RECORDS PROVIDED -
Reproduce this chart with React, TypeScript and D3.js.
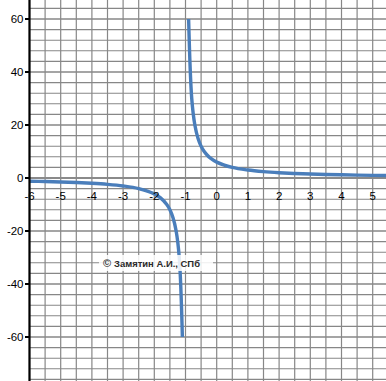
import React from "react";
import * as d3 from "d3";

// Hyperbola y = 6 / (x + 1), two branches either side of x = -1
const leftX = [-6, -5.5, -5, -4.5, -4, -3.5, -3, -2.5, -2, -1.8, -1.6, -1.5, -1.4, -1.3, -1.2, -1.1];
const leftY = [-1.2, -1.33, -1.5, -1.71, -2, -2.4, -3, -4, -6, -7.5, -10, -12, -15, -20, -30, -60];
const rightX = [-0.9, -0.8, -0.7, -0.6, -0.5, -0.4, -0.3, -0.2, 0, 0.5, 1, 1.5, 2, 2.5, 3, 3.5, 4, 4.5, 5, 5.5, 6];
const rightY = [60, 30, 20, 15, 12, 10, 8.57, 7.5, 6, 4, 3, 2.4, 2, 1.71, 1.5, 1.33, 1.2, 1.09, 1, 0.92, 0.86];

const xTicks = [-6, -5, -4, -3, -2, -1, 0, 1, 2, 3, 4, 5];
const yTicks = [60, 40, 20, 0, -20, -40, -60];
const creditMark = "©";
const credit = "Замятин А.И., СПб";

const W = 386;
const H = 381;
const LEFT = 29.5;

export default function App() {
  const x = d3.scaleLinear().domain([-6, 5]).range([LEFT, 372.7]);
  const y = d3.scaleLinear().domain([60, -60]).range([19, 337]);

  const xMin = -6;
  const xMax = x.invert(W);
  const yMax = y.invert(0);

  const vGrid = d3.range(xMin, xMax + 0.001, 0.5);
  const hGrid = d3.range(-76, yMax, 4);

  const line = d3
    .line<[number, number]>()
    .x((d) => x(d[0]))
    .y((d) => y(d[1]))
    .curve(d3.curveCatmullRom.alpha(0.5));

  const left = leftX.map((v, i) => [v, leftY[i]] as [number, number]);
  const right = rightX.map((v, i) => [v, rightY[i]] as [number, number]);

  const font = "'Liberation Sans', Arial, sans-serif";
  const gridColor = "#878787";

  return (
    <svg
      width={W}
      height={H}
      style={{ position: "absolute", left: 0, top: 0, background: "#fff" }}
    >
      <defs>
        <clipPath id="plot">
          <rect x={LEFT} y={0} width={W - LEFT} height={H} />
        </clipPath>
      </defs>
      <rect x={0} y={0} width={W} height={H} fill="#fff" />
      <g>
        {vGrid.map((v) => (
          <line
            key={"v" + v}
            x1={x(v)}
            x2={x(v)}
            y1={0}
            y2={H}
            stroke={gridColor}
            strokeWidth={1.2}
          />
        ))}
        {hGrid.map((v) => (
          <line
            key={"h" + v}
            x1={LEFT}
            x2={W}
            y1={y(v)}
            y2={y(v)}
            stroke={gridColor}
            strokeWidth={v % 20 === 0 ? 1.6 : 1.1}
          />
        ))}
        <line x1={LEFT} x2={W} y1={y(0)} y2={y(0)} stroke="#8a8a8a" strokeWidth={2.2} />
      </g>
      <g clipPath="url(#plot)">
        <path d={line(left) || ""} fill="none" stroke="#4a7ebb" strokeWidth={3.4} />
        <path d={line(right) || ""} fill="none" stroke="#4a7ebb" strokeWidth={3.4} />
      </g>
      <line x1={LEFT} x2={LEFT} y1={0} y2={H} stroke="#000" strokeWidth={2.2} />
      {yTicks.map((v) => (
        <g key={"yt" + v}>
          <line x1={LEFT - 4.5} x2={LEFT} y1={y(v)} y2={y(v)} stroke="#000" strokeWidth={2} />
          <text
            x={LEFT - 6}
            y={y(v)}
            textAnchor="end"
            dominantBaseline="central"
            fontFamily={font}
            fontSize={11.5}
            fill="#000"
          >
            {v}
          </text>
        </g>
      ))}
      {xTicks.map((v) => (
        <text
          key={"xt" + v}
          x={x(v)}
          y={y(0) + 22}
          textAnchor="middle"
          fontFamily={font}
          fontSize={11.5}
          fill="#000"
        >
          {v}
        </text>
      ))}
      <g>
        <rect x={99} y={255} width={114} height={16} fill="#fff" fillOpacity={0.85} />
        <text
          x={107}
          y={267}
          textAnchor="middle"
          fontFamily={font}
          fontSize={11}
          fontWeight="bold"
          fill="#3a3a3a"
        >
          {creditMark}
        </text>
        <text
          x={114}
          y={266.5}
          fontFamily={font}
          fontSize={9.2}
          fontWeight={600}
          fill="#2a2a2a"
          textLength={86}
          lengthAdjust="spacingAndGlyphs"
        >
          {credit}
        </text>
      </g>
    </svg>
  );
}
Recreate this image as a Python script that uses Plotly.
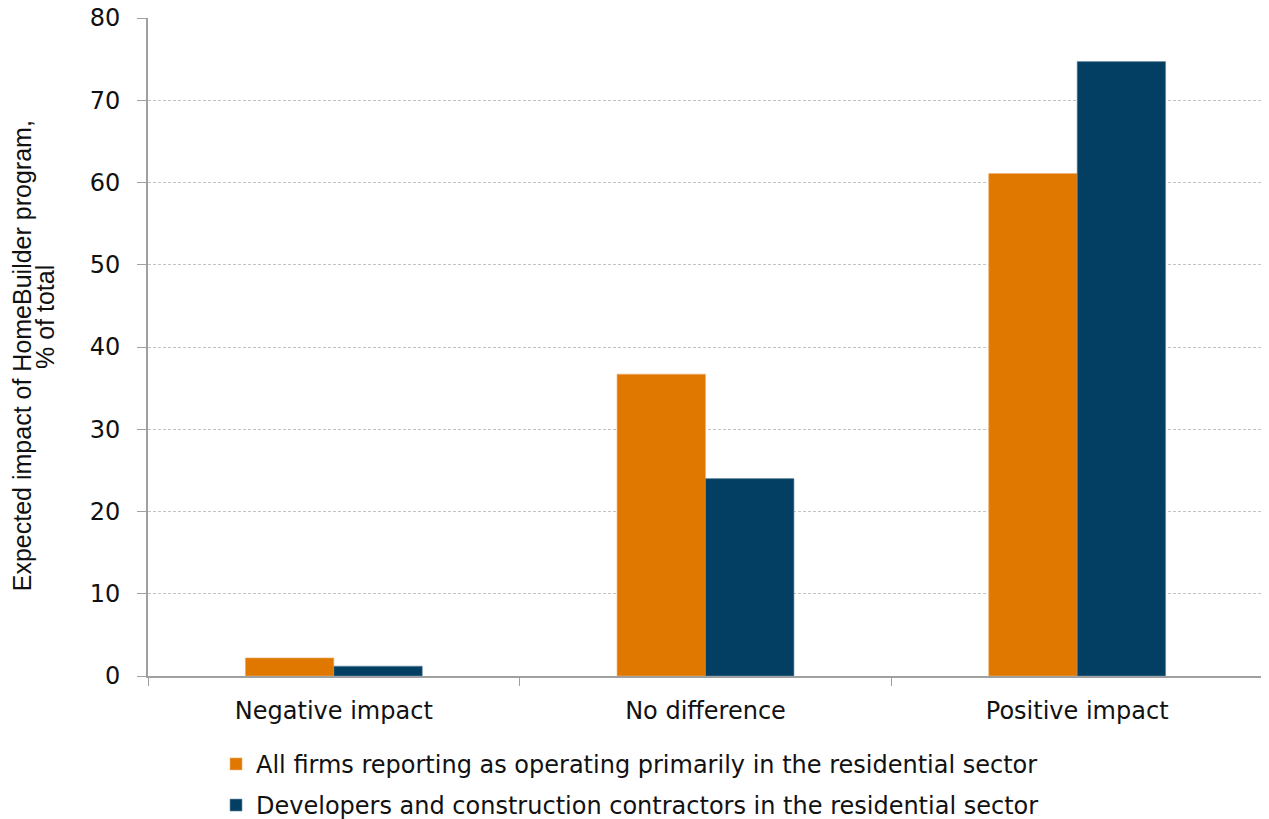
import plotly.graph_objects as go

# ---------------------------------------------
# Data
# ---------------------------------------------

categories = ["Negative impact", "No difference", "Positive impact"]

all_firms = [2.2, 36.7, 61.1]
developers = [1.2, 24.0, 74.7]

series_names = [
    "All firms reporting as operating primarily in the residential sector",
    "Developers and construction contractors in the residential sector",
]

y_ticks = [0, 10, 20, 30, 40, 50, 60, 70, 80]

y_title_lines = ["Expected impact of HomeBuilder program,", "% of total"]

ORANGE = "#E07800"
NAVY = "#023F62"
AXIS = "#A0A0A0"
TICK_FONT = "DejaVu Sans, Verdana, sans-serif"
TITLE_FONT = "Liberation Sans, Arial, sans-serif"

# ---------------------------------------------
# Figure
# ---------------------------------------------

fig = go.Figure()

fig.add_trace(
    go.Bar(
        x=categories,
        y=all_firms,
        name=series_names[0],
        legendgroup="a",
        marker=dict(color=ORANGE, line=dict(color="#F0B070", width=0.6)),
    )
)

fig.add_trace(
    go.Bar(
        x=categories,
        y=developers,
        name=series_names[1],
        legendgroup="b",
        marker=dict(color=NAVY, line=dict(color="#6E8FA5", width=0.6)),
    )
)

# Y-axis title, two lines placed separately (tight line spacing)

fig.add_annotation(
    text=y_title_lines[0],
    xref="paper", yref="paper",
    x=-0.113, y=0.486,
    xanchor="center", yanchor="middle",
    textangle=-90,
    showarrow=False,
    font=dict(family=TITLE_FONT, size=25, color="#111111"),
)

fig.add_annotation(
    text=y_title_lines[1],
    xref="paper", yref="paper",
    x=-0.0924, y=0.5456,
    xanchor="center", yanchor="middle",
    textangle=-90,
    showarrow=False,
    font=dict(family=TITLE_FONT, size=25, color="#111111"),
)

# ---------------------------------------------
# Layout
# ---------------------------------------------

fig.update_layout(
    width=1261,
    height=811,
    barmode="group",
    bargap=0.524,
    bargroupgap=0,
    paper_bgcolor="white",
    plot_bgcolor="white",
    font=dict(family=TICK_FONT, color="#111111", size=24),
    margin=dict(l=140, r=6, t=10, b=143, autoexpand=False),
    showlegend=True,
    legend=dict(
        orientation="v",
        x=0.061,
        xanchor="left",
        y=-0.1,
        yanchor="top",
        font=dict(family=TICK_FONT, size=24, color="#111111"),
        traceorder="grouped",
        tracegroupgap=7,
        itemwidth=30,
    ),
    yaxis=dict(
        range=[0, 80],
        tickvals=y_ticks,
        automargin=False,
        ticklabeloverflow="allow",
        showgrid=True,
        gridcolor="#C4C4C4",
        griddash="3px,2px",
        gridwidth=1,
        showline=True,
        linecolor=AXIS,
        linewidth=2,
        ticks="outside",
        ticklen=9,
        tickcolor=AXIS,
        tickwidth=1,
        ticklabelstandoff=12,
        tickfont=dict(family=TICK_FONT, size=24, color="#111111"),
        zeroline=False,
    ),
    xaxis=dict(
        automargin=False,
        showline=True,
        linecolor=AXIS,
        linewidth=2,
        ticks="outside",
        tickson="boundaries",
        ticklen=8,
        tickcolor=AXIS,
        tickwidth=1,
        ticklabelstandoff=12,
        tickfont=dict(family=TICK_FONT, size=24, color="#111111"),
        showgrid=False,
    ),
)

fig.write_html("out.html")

WHAT TO DO -
Keep to the lines above from the line with "Recreate this image" to the line with "# Y-axis title, two", and set down exactly those, inclusive, with nothing else and every picture left out.

EXPECTED ANSWER -
Recreate this image as a Python script that uses Plotly.
import plotly.graph_objects as go

# ---------------------------------------------
# Data
# ---------------------------------------------

categories = ["Negative impact", "No difference", "Positive impact"]

all_firms = [2.2, 36.7, 61.1]
developers = [1.2, 24.0, 74.7]

series_names = [
    "All firms reporting as operating primarily in the residential sector",
    "Developers and construction contractors in the residential sector",
]

y_ticks = [0, 10, 20, 30, 40, 50, 60, 70, 80]

y_title_lines = ["Expected impact of HomeBuilder program,", "% of total"]

ORANGE = "#E07800"
NAVY = "#023F62"
AXIS = "#A0A0A0"
TICK_FONT = "DejaVu Sans, Verdana, sans-serif"
TITLE_FONT = "Liberation Sans, Arial, sans-serif"

# ---------------------------------------------
# Figure
# ---------------------------------------------

fig = go.Figure()

fig.add_trace(
    go.Bar(
        x=categories,
        y=all_firms,
        name=series_names[0],
        legendgroup="a",
        marker=dict(color=ORANGE, line=dict(color="#F0B070", width=0.6)),
    )
)

fig.add_trace(
    go.Bar(
        x=categories,
        y=developers,
        name=series_names[1],
        legendgroup="b",
        marker=dict(color=NAVY, line=dict(color="#6E8FA5", width=0.6)),
    )
)

# Y-axis title, two lines placed separately (tight line spacing)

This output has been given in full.